Sumenep (kilasmadura.com) – Dewan Perwakilan Rakyat (DPR) RI resmi mengesahkan Rancangan Undang-Undang tentang Anggaran Pendapatan dan Belanja Negara (RAPBN) 2026 menjadi Undang-Undang dalam rapat paripurna ke-5 masa persidangan I tahun sidang 2025–2026, Selasa (23/09).
Ketua Badan Anggaran (Banggar) DPR RI, MH Said Abdullah menekankan pentingnya menjaga stabilitas inflasi dan nilai tukar rupiah.
Gejolak harga pada sektor riil dan tekanan moneter dapat memicu krisis apabila kebijakan fiskal dan moneter tidak sejalan.
“Kami meminta pemerintah bersama Bank Indonesia mampu merealisasikan bauran kebijakan yang gesit serta kreatif,” kata politisi kelahiran Sumenep, Jawa Timur, itu, dalam laporannya di rapat paripurna DPR RI.

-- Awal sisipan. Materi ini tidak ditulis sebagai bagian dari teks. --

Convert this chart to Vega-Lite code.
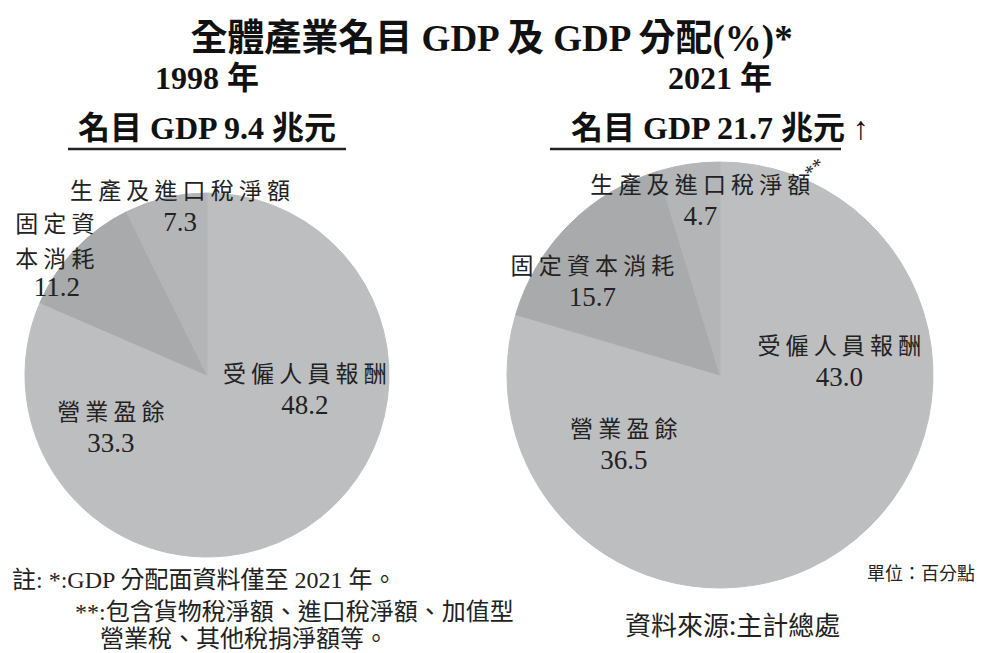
{
  "$schema": "https://vega.github.io/schema/vega-lite/v6.json",
  "padding": {"left": 0, "top": 20, "right": 0, "bottom": 0},
  "background": "white",
  "bounds": "flush",
  "config": {
    "view": {"stroke": null},
    "concat": {"spacing": 91},
    "text": {"color": "#222222"}
  },
  "title": {
    "text": "全體產業名目 GDP 及 GDP 分配(%)*",
    "font": "Liberation Serif, Noto Sans CJK TC",
    "fontSize": 37,
    "fontWeight": "bold",
    "color": "#111111",
    "anchor": "middle",
    "dx": 4,
    "offset": 4
  },
  "datasets": {
    "gdp": [
      {"year": "1998", "cat": "受僱人員報酬", "label": "受 僱 人 員 報 酬", "value": 48.2, "ord": 1},
      {"year": "1998", "cat": "營業盈餘", "label": "營 業 盈 餘", "value": 33.3, "ord": 2},
      {"year": "1998", "cat": "固定資本消耗", "label": "固 定 資\n本 消 耗", "value": 11.2, "ord": 3},
      {"year": "1998", "cat": "生產及進口稅淨額", "label": "生 產 及 進 口 稅 淨 額", "value": 7.3, "ord": 4},
      {"year": "2021", "cat": "受僱人員報酬", "label": "受 僱 人 員 報 酬", "value": 43.0, "ord": 1},
      {"year": "2021", "cat": "營業盈餘", "label": "營 業 盈 餘", "value": 36.5, "ord": 2},
      {"year": "2021", "cat": "固定資本消耗", "label": "固 定 資 本 消 耗", "value": 15.7, "ord": 3},
      {"year": "2021", "cat": "生產及進口稅淨額", "label": "生 產 及 進 口 稅 淨 額", "value": 4.7, "ord": 4}
    ]
  },
  "hconcat": [
    {
      "width": 414,
      "height": 440,
      "data": {"name": "gdp"},
      "transform": [{"filter": "datum.year == '1998'"}],
      "title": {
        "text": "1998 年",
        "subtitle": "名目 GDP 9.4 兆元",
        "font": "Liberation Serif, Noto Sans CJK TC",
        "subtitleFont": "Liberation Serif, Noto Sans CJK TC",
        "fontSize": 32,
        "subtitleFontSize": 32,
        "fontWeight": "bold",
        "subtitleFontWeight": "bold",
        "color": "#111111",
        "subtitleColor": "#111111",
        "subtitlePadding": 18,
        "anchor": "middle",
        "offset": 2
      },
      "layer": [
        {
          "mark": {"type": "arc", "outerRadius": 182, "strokeWidth": 1},
          "encoding": {
            "theta": {"field": "value", "type": "quantitative", "stack": true},
            "order": {"field": "ord", "type": "quantitative"},
            "color": {
              "field": "cat", "type": "nominal", "legend": null,
              "scale": {
                "domain": ["受僱人員報酬", "營業盈餘", "固定資本消耗", "生產及進口稅淨額"],
                "range": ["#bdbec0", "#bdbec0", "#a9aaac", "#b4b5b7"]
              }
            },
            "stroke": {
              "field": "cat", "type": "nominal", "legend": null,
              "scale": {
                "domain": ["受僱人員報酬", "營業盈餘", "固定資本消耗", "生產及進口稅淨額"],
                "range": ["#bdbec0", "#bdbec0", "#a9aaac", "#b4b5b7"]
              }
            }
          }
        },
        {
          "mark": {
            "type": "text", "font": "Noto Sans CJK TC", "fontSize": 23, "baseline": "bottom",
            "lineBreak": "\n", "lineHeight": 35,
            "dy": {"expr": "datum.ord == 3 ? -38 : -3"},
            "radius": {"expr": "datum.ord == 1 ? 99 : datum.ord == 2 ? 110 : datum.ord == 3 ? 182 : 170"},
            "thetaOffset": {"expr": "datum.ord == 1 ? 0.21 : datum.ord == 2 ? 0.13 : datum.ord == 3 ? -0.18 : 0.07"}
          },
          "encoding": {
            "theta": {"field": "value", "type": "quantitative", "stack": true},
            "order": {"field": "ord", "type": "quantitative"},
            "text": {"field": "label"}
          }
        },
        {
          "mark": {
            "type": "text", "font": "Liberation Serif", "fontSize": 27, "baseline": "top", "dy": 3,
            "radius": {"expr": "datum.ord == 1 ? 99 : datum.ord == 2 ? 110 : datum.ord == 3 ? 182 : 170"},
            "thetaOffset": {"expr": "datum.ord == 1 ? 0.21 : datum.ord == 2 ? 0.13 : datum.ord == 3 ? -0.16 : 0.07"}
          },
          "encoding": {
            "theta": {"field": "value", "type": "quantitative", "stack": true},
            "order": {"field": "ord", "type": "quantitative"},
            "text": {"field": "value", "type": "quantitative", "format": ".1f"}
          }
        },
        {
          "data": {"values": [{"note": "underline"}]},
          "mark": {"type": "rule", "strokeWidth": 2.5, "color": "#222222"},
          "encoding": {"x": {"value": 68}, "x2": {"value": 346}, "y": {"value": -6}}
        },
        {
          "data": {"values": [
            {"note": "註: *:GDP 分配面資料僅至 2021 年。", "line": 1},
            {"note": "**:包含貨物稅淨額、進口稅淨額、加值型", "line": 2},
            {"note": "營業稅、其他稅捐淨額等。", "line": 3}
          ]},
          "mark": {
            "type": "text", "font": "Liberation Serif, Noto Sans CJK TC", "fontSize": 24, "align": "left", "baseline": "middle",
            "x": {"expr": "datum.line == 1 ? 12 : datum.line == 2 ? 75 : 100"},
            "y": {"expr": "datum.line == 1 ? 426 : datum.line == 2 ? 458 : 485"}
          },
          "encoding": {"text": {"field": "note"}}
        }
      ]
    },
    {
      "width": 430,
      "height": 440,
      "data": {"name": "gdp"},
      "transform": [{"filter": "datum.year == '2021'"}],
      "title": {
        "text": "2021 年",
        "subtitle": "名目 GDP 21.7 兆元 ↑",
        "font": "Liberation Serif, Noto Sans CJK TC",
        "subtitleFont": "Liberation Serif, Noto Sans CJK TC",
        "fontSize": 32,
        "subtitleFontSize": 32,
        "fontWeight": "bold",
        "subtitleFontWeight": "bold",
        "color": "#111111",
        "subtitleColor": "#111111",
        "subtitlePadding": 18,
        "anchor": "middle",
        "offset": 2
      },
      "layer": [
        {
          "mark": {"type": "arc", "outerRadius": 213, "strokeWidth": 1},
          "encoding": {
            "theta": {"field": "value", "type": "quantitative", "stack": true},
            "order": {"field": "ord", "type": "quantitative"},
            "color": {
              "field": "cat", "type": "nominal", "legend": null,
              "scale": {
                "domain": ["受僱人員報酬", "營業盈餘", "固定資本消耗", "生產及進口稅淨額"],
                "range": ["#bdbec0", "#bdbec0", "#a9aaac", "#b4b5b7"]
              }
            },
            "stroke": {
              "field": "cat", "type": "nominal", "legend": null,
              "scale": {
                "domain": ["受僱人員報酬", "營業盈餘", "固定資本消耗", "生產及進口稅淨額"],
                "range": ["#bdbec0", "#bdbec0", "#a9aaac", "#b4b5b7"]
              }
            }
          }
        },
        {
          "mark": {
            "type": "text", "font": "Noto Sans CJK TC", "fontSize": 23, "baseline": "bottom",
            "lineBreak": "\n", "lineHeight": 35, "dy": -3,
            "radius": {"expr": "datum.ord == 1 ? 120 : datum.ord == 2 ? 119 : datum.ord == 3 ? 158 : 175"},
            "thetaOffset": {"expr": "datum.ord == 1 ? 0.11 : datum.ord == 2 ? 0.23 : datum.ord == 3 ? -0.15 : 0.035"}
          },
          "encoding": {
            "theta": {"field": "value", "type": "quantitative", "stack": true},
            "order": {"field": "ord", "type": "quantitative"},
            "text": {"field": "label"}
          }
        },
        {
          "mark": {
            "type": "text", "font": "Liberation Serif", "fontSize": 27, "baseline": "top", "dy": 3,
            "radius": {"expr": "datum.ord == 1 ? 120 : datum.ord == 2 ? 119 : datum.ord == 3 ? 158 : 175"},
            "thetaOffset": {"expr": "datum.ord == 1 ? 0.11 : datum.ord == 2 ? 0.23 : datum.ord == 3 ? -0.15 : 0.035"}
          },
          "encoding": {
            "theta": {"field": "value", "type": "quantitative", "stack": true},
            "order": {"field": "ord", "type": "quantitative"},
            "text": {"field": "value", "type": "quantitative", "format": ".1f"}
          }
        },
        {
          "data": {"values": [{"note": "**"}]},
          "mark": {"type": "text", "font": "Liberation Serif", "fontSize": 20, "angle": -40, "x": 310, "y": 14},
          "encoding": {"text": {"field": "note"}}
        },
        {
          "data": {"values": [{"note": "underline"}]},
          "mark": {"type": "rule", "strokeWidth": 2.5, "color": "#222222"},
          "encoding": {"x": {"value": 45}, "x2": {"value": 336}, "y": {"value": -6}}
        },
        {
          "data": {"values": [{"note": "單位：百分點", "line": 1}]},
          "mark": {"type": "text", "font": "Noto Sans CJK TC", "fontSize": 18, "align": "right", "baseline": "middle", "x": 470, "y": 420},
          "encoding": {"text": {"field": "note"}}
        },
        {
          "data": {"values": [{"note": "資料來源:主計總處", "line": 2}]},
          "mark": {"type": "text", "font": "Noto Sans CJK TC", "fontSize": 26, "align": "left", "baseline": "middle", "x": 120, "y": 472},
          "encoding": {"text": {"field": "note"}}
        }
      ]
    }
  ]
}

Dengan pengesahan RAPBN 2026, DPR dan pemerintah menaruh harapan besar agar perekonomian Indonesia tetap stabil, daya beli masyarakat terjaga, dan kemampuan fiskal negara semakin kuat menghadapi tantangan global.
Berdasarkan hasil keputusan rapat, pendapatan negara dalam RAPBN 2026 ditetapkan sebesar Rp3.153,6 triliun, naik Rp5,9 triliun dari usulan awal.
Dari jumlah tersebut, penerimaan perpajakan mencapai Rp2.693,7 triliun, terdiri dari pajak sebesar Rp2.357,7 triliun dan kepabeanan serta cukai Rp336 triliun.
Penerimaan negara bukan pajak ditargetkan Rp459,2 triliun, sementara hibah tetap di angka Rp0,66 triliun.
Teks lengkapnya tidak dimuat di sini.